Sasol cancels plans for $15B LA gas plant
- South Africa-based chemical and energy company Sasol has abandoned its plans for a $15 billion gas-to-liquids (GTL) factory near Lake Charles, LA, according to The Advocate.
- The company said the project's feasibility depended on a wide gap between natural gas and crude oil prices, and the fall of the latter gave Sasol, which would have converted natural gas to diesel at the facility, little chance of recouping its investment. Sasol monitored the trend in oil prices for nearly three years before making its decision.
- The GTL facility would have generated 750 full-time jobs at an average pay rate of $88,000 per year. The company said it would focus now on an $11 billion ethane cracker plant it already has under construction at the Lake Charles site.
According to the U.S. Energy Information Administration's International Energy Outlook 2017, the most popular gas-to-liquids conversions are those that see natural gas turned into diesel, gasoline and waxes. The EIA said that GTL plants around the world produce about 0.2% of these liquids, which translates to about 230,000 barrels per day. OilVoice reported that more than 90% of GTL production, as of the beginning of 2017, comes from two facilities in Qatar, one in South Africa and one in Nigeria.
Despite the negative impact oil prices have had on GLT plant construction, ethane cracker plant development seems to be trending up.
Like Sasol, Shell Chemicals has made a massive investment in ethane and is currently underway with construction of a $6 billion cracker plant in Potter Township, PA. The company, which will put out about 1.6 million tons of polyethylene every year, is expected to employ about 6,000 construction workers when building activity is at its peak. In addition to the cracker plant itself, the complex will also include an office building, a natural gas-fired power plant, cooling tower and water treatment plant.

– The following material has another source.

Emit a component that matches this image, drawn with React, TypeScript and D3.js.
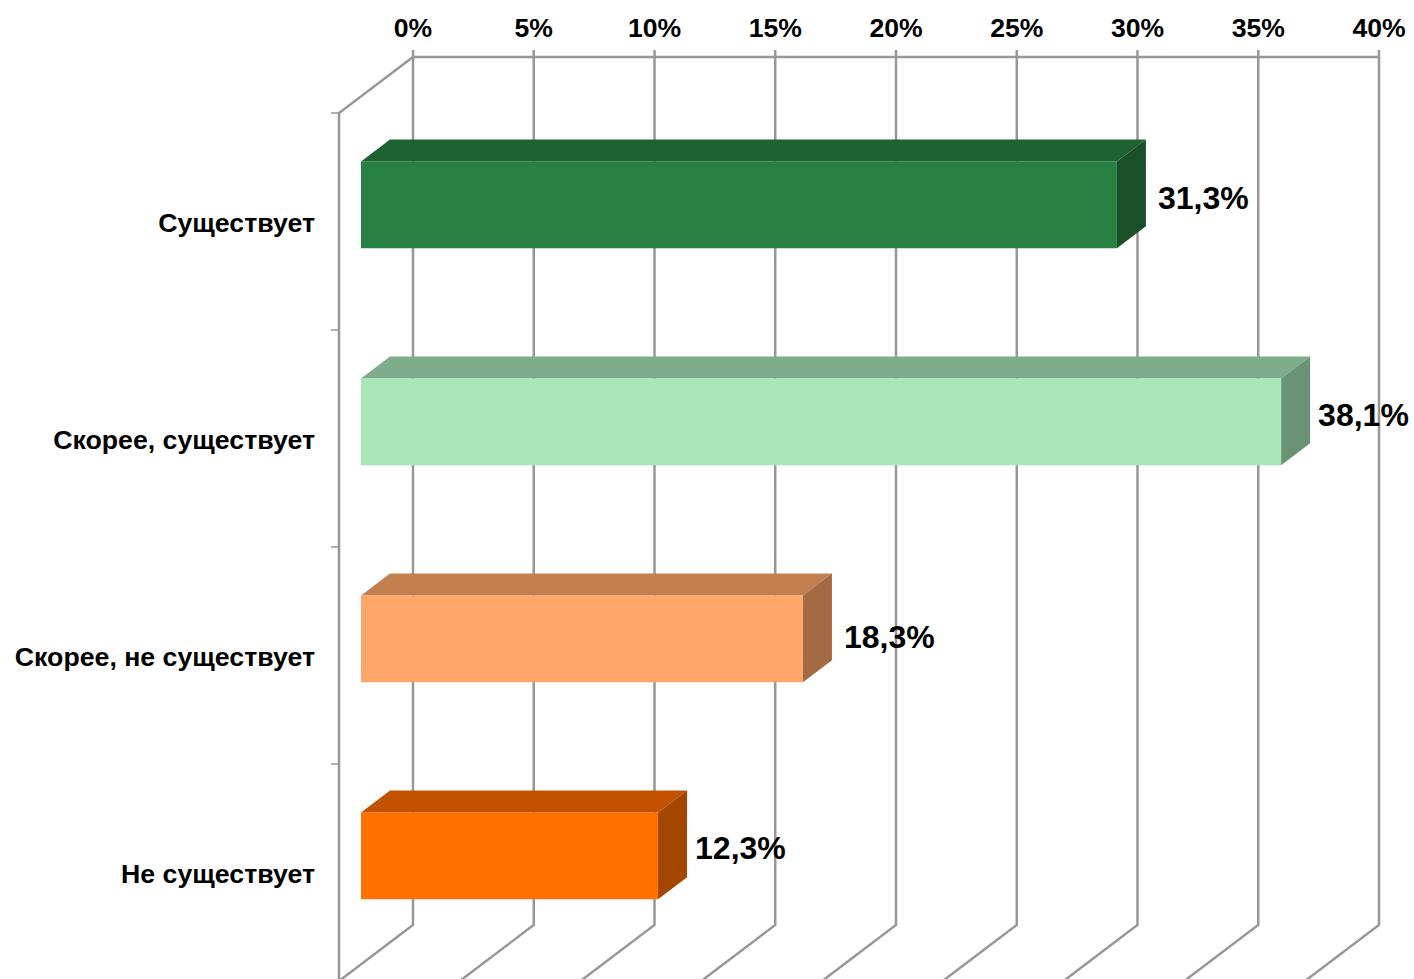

Shell has also been working on infrastructure improvements — bridges and roads — around the new facility.
ExxonMobil and Saudi Arabia-based Sabic have also entered the ethane cracker business under the joint venture of Gulf Coast Growth Ventures. Construction on Gulf Coast's $10 billion ethane steam cracker plant just north of Corpus Christi, TX, is expected to kick off in 2019, but the JV has already awarded 13 contracts for the project, 12 of which went to local firms. Once complete, that plant will be the largest such facility in the world.